Il s’agit effectivement, plus que de l’hypothèse ou de la perception d’une tromperie ou d’un échec de la part du centre pentagonesque, du soupçon grandissant qu’il s’agit d’un programme que les gestionnaires et les dirigeants (US) ne peuvent plus contrôler. On retrouve bien là la perception d’une eschatologisation du programme, qui n’est démentie en rien par la réalité. Les dirigeants du programme, les dirigeants du Pentagone, les dirigeants industriels, aux USA, sont eux-mêmes complètement repliés sur des appréciations cloisonnées, atomisées, etc., qui leur interdisent d’avoir une vue d’ensemble du programme, et qui leur font régulièrement découvrir de nouvelles horribles vérités à propos du programme.

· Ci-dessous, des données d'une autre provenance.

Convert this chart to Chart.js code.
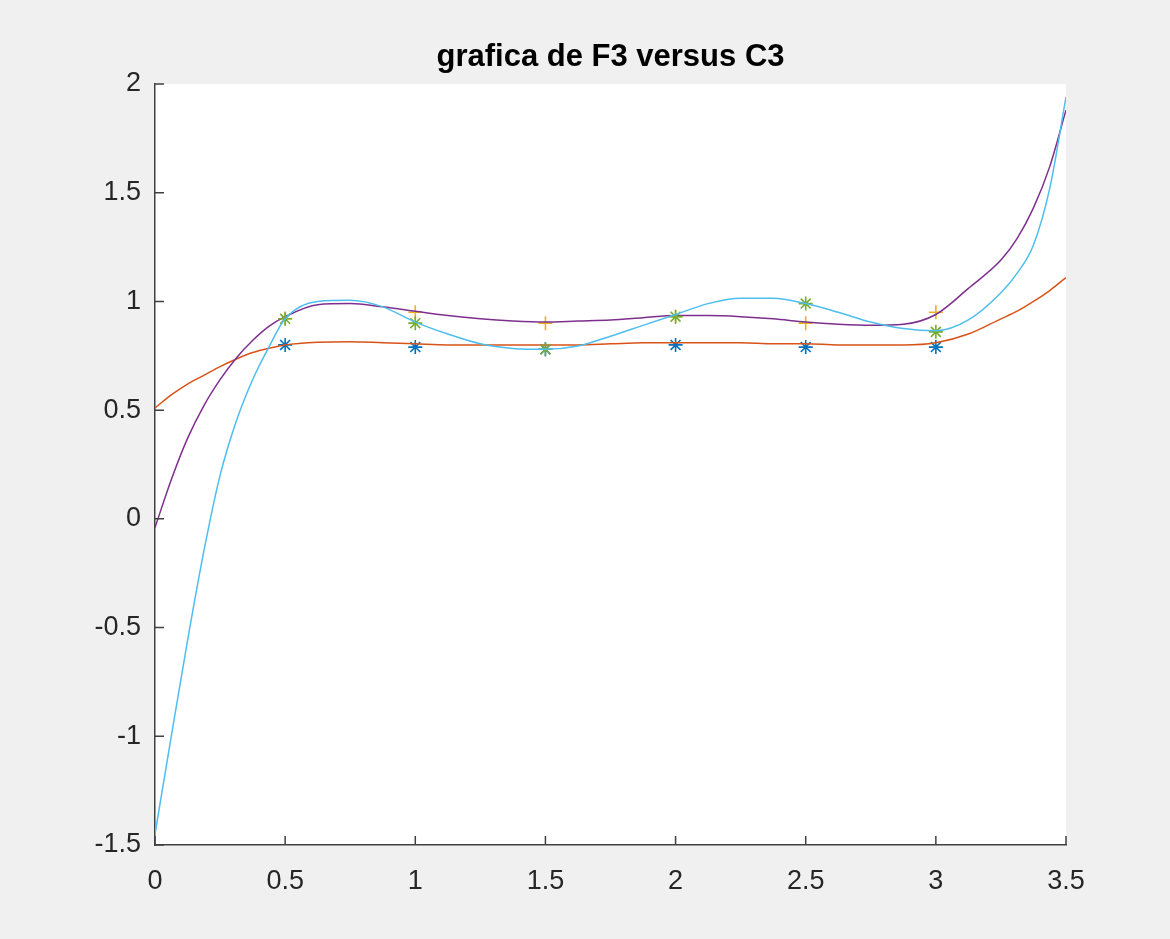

Ils confirment ainsi, par leurs positions et leurs attitudes, par leurs comportements, la perception d’un programme en crise, et d’un programme dans une crise qui est largement en cours d’eschatologisation, c’est-à-dire une crise humaine (contrôlée par l’être humain) qui se transforme en une crise eschatologique (hors du contrôle de l’être humain). D’où ces développements psychologiques, – l’anxiété, la paranoïa, – qui ne cessent de compliquer horriblement le problème, en ajoutant des éléments nouveaux de troubles et d’incertitude, en alimentant encore, comme en un cercle vicieux, l’eschatologisation de la crise.